Ability grouping—arranging students in a classroom into smaller learning groups based on their aptitude in a given subject—is a common practice among teachers as early as kindergarten. It also tends to set a precedent for continued ability grouping in the later elementary grades and for tracking in middle and high school—a more determinative strategy that can affect a student’s future trajectory. Thus, it’s important to determine whether and how a child is placed in a particular kindergarten group. A recent study from University of Texas researchers Paul von Hippel and Ana Cañedo asks to what extent kindergarten ability group placement is predicted by children’s reading and math skills and the degree to which it may be biased by other factors, such as socioeconomic status (SES), race or ethnicity, and gender.
Data are gleaned from Early Childhood Longitudinal Study (ECLS) 2011 data, which was initiated in fall 2010 with a nationally representative sample of roughly 15,000 kindergarteners. Their teachers were asked whether they used ability groups in their classrooms and, if so, how many and which of the sampled children were in which groups. They were also asked about the kids’ behaviors in class, such as whether they had self-control or tended to argue or be impulsive. The researchers predicted ability group placement using a regression model with classroom fixed effects, which is important because teachers form ability groups by comparing kids in the same classroom. Since they had data for both the spring and fall of kindergarten, von Hippel and Cañedo predicted both initial group placement in the fall and examined changes in placement between fall and spring.
Their models predicted about half of the variance in placement, and by far the strongest predictor was standardized test scores, sourced from adaptive reading and math assessments taken in both fall and spring of the kindergarten year. The next strongest predictors were socioeconomic status, female gender, and Asian ethnicity, each of which predicted a 2- to 4-percentile boost in reading or math group placement. Specifically, Asian children were placed 4.2 percentile points higher than their scores alone would predict, while those from more advantaged backgrounds placed 2.5 percentile points higher. While those effects are fairly small, they are nontrivial, especially if the predictors are combined. For instance, an Asian female with high socioeconomic status would be placed 10–13 percentile points higher than her scores alone would predict.
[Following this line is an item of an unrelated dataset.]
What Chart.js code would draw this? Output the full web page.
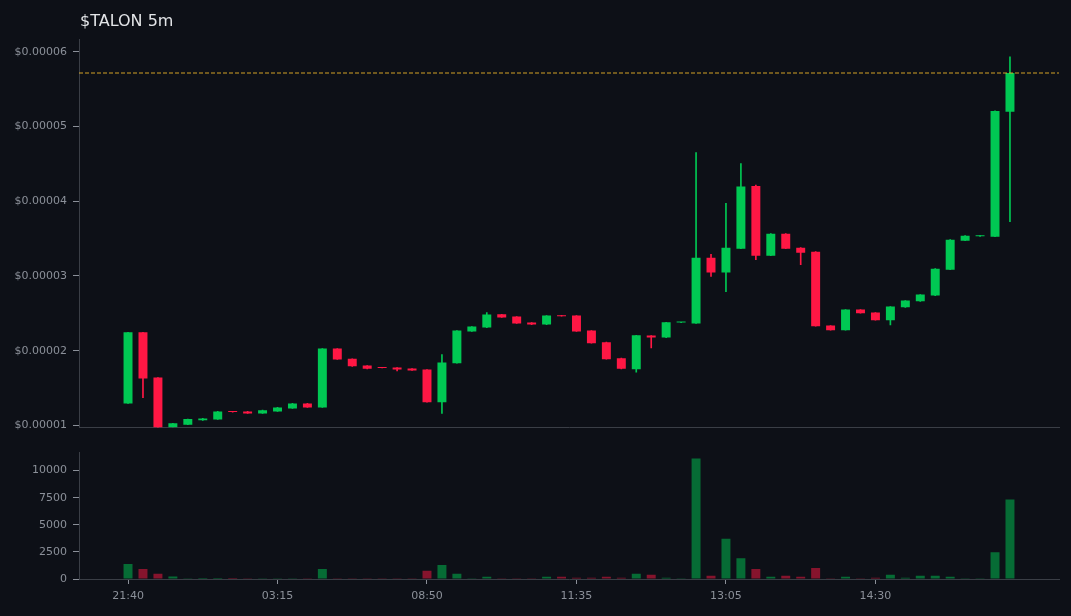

Whether a bias of that magnitude would bump students into a higher group depends on how many groups the teacher uses.
On average, Black and Hispanic children were not placed in lower groups compared to White children with similar test scores and the same socioeconomic status. Because they tended to have lower scores and lower SES, they were indeed placed in lower ability groups on average; but net of both those things, their race did not predict placement. They also found that around one-third of students changed groups between fall and spring. In reading, test score gains most predicted an upward move in placement, but net of those gains, SES was more informative than race or gender.
In looking at potential mechanisms, teacher reports on student behaviors helped to explain girls’ higher placements but not those of Asian-Americans or advantaged students. A second, related paper from the same authors looked into whether parental involvement—such as parents attending teacher conferences or communicating with teachers outside of conferences—helped to explain placement, and found that it did not.
The question of whether ability grouping is beneficial is not addressed in either study, but prior studies show mixed results, with some showing that it helps all students and others that it helps only the high achievers.
It is reassuring to see that Black and Hispanic children were not placed in lower kindergarten groups due to their race in this analysis, but what happens beyond kindergarten matters just as much. Other research shows that even when Black, Hispanic, and economically-disadvantaged children start kindergarten with the same skills—as seen here—they are still less likely to become proficient readers in future years than their White and wealthier peers. We must do more to make sure that all children finish the race together.
SOURCES: Paul T. von Hippel and Ana P. Cañedo, “Is Kindergarten Ability Group Placement Biased? New Data, New Methods, New Answers,” American Educational Research Journal (2021); Ana P. Cañedo and Paul T. von Hippel, “Bias in Kindergarten ability group placement: Does parental lobbying make it worse? Do formal assessments make it better?” retrieved from Annenberg Institute at Brown University (May 2022).